What does the rest of the world eat while we're munching on our cornflakes?
It's arguably the best meal of the day, so perhaps it's time to put down that cereal and try something a bit more adventurous. Here's what the rest of the world is eating.
Italy: cornetto and coffee
In Italy the day begins with a cornetto, an Italian cousin of the croissant, and a coffee. Cornetti are made from sweet dough containing much less butter than their French relations and are often filled with jam or chocolate or anything that takes the baker's fancy. Molto bene!
Poland: cold cuts, white cheese, open sandwiches
In Poland, breakfast involves an open sandwich – kanapki – with sausages, cold cuts, ham, white cheese, pickles, preserves and scrambled eggs.
Egypt: ful medames
This is practically the Egyptian national dish and consists of fava beans, chickpeas, lemon and garlic.
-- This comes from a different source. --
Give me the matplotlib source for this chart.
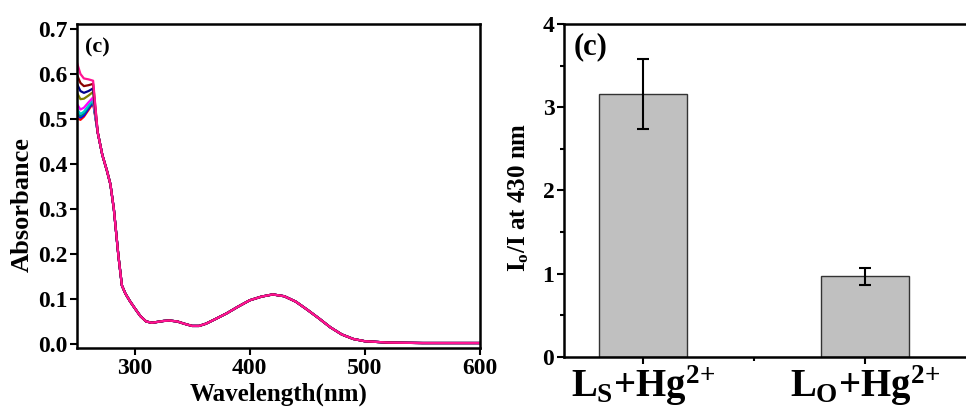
import numpy as np
import matplotlib
matplotlib.use('Agg')
import matplotlib.pyplot as plt

plt.rcParams['font.family'] = 'Liberation Serif'
plt.rcParams['font.weight'] = 'bold'
plt.rcParams['mathtext.fontset'] = 'custom'
plt.rcParams['mathtext.rm'] = 'Liberation Serif:bold'
plt.rcParams['mathtext.bf'] = 'Liberation Serif:bold'
plt.rcParams['mathtext.it'] = 'Liberation Serif:bold'

# UV-vis spectra: each series has its own start (250-264 nm), shared tail after
head_wl = [250, 253, 256, 260, 264]
heads = {
    '#ff1493': [0.625, 0.600, 0.590, 0.588, 0.585],
    '#8b0000': [0.598, 0.580, 0.573, 0.575, 0.578],
    '#00008b': [0.578, 0.562, 0.558, 0.562, 0.568],
    '#808000': [0.558, 0.544, 0.545, 0.552, 0.560],
    '#ff00ff': [0.533, 0.521, 0.525, 0.537, 0.548],
    '#00cccc': [0.522, 0.511, 0.516, 0.530, 0.543],
    '#008080': [0.515, 0.506, 0.512, 0.527, 0.540],
    '#0000ff': [0.510, 0.503, 0.508, 0.523, 0.538],
    '#ff0000': [0.502, 0.498, 0.505, 0.520, 0.535],
}
draw_order = ['#ff0000', '#0000ff', '#008080', '#00cccc', '#ff00ff',
              '#808000', '#00008b', '#8b0000', '#ff1493']
tail_wl = [268, 272, 276, 279, 282, 286, 289, 292, 296, 300, 305, 310, 315,
           320, 325, 330, 337, 343, 350, 356, 362, 370, 380, 390, 400, 410,
           420, 430, 440, 450, 460, 470, 480, 490, 500, 520, 550, 600]
tail_abs = [0.470, 0.420, 0.385, 0.355, 0.300, 0.195, 0.130, 0.112, 0.095,
            0.080, 0.062, 0.050, 0.047, 0.049, 0.051, 0.052, 0.050, 0.045,
            0.040, 0.040, 0.045, 0.055, 0.068, 0.083, 0.097, 0.105, 0.110,
            0.106, 0.094, 0.076, 0.057, 0.037, 0.021, 0.011, 0.006, 0.003,
            0.002, 0.002]

# bar chart
bar_labels = ['$L_S$+Hg$^{2\\!+}$', '$L_O$+Hg$^{2\\!+}$']
bar_vals = [3.16, 0.97]
bar_errs = [0.42, 0.10]

fig = plt.figure(figsize=(9.66, 4.19), dpi=100)

# ---- left: absorbance spectra
ax1 = fig.add_axes([0.0797, 0.1695, 0.4172, 0.7732])
for c in draw_order:
    ax1.plot(head_wl + tail_wl, heads[c] + tail_abs, color=c, lw=1.6)
ax1.set_xlim(250, 600)
ax1.set_ylim(-0.009, 0.711)
ax1.set_xticks([300, 400, 500, 600])
ax1.set_yticks([0.0, 0.1, 0.2, 0.3, 0.4, 0.5, 0.6, 0.7])
ax1.set_yticklabels(['0.0', '0.1', '0.2', '0.3', '0.4', '0.5', '0.6', '0.7'])
ax1.set_xlabel('Wavelength(nm)', fontsize=18, fontweight='bold', labelpad=3)
ax1.set_ylabel('Absorbance', fontsize=19, fontweight='bold', labelpad=3)
ax1.yaxis.label.set_y(0.444)
ax1.text(0.02, 0.929, '(c)', transform=ax1.transAxes, fontsize=16,
         fontweight='bold', va='center')
ax1.tick_params(direction='out', length=5, width=1.5, labelsize=17, pad=2)

# ---- right: bar chart (right edge runs past the figure)
ax2 = fig.add_axes([0.5839, 0.148, 0.4725, 0.7947])
x = [1, 2]
ax2.bar(x, bar_vals, width=0.4, color='#c0c0c0', edgecolor='#333333', lw=1)
ax2.errorbar(x, bar_vals, yerr=bar_errs, fmt='none', ecolor='black',
             elinewidth=1.5, capsize=4, capthick=1.5)
ax2.set_xlim(0.644, 2.7)
ax2.set_ylim(0, 4)
ax2.set_yticks([0, 1, 2, 3, 4])
ax2.set_yticks([0.5, 1.5, 2.5, 3.5], minor=True)
ax2.set_xticks(x)
ax2.set_xticks([1.5], minor=True)
ax2.set_xticklabels(bar_labels)
ax2.set_ylabel('I$_\\mathrm{o}$/I at 430 nm', fontsize=18, fontweight='bold',
               labelpad=8)
ax2.yaxis.label.set_y(0.48)
ax2.text(0.02, 0.931, '(c)', transform=ax2.transAxes, fontsize=22,
         fontweight='bold', va='center')
ax2.tick_params(which='major', direction='out', length=5, width=1.5,
                labelsize=17, pad=2)
ax2.tick_params(which='minor', direction='out', length=3, width=1.5)
ax2.tick_params(axis='x', labelsize=28, pad=0)

for ax in (ax1, ax2):
    for s in ax.spines.values():
        s.set_linewidth(1.8)

fig.savefig('out.png', dpi=100)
Often served with hard-boiled eggs, fresh bread and pickled vegetables.
Cuba: tostada and cafe con leche
A traditional Cuban breakfast might be tostada – a piece of Cuban bread that is buttered and then toasted – dipped in strong Cuban coffee.
Sweden: porridge with soured milk and cloudberries
Apparently, the Swedes can't get enough of soured milk. Filmjölk is technically buttermilk – a sour fermented milk that's similar to yoghurt but thin enough to drink. The average Swede consumes more than 36kg of the stuff every year, as well you might if you could top your cereal with the wonderful sounding cloudberry.
Sweden take 2: cod roe caviar from a tube
OK so that's two for Sweden, but we couldn't let caviar in a tube for breakfast go unmentioned. Crazy as it sounds, most Swedish fridges have a got a squirty tube of Kalles caviar just waiting for breakfast time.
Thailand: dinner again
Breakfast in Thailand is essentially dinner again. It seems anything goes at breakfast time, but one popular dish is jok, a thick rice dish with pork balls, chicken or shrimp.
This traditional flatbread, known as aloo paratha, is a staple breakfast in Pakistan, where it's accompanied by vegetables, meat, cheese, yoghurt or butter, or dipped in tea.
Israel: fresh vegetables, cheese, bread
The tradition of the hearty Israeli breakfast began in the kibbutz. Workers would head out to the fields before dawn, returning home for a big communal meal of fresh vegtables and warm bread straight from the oven. In the Jewish tradition meat and dairy can never be served together and pork is forbidden. Breakfast is a dairy meal and therefore a meat-free zone, but fish and eggs are a popular addition.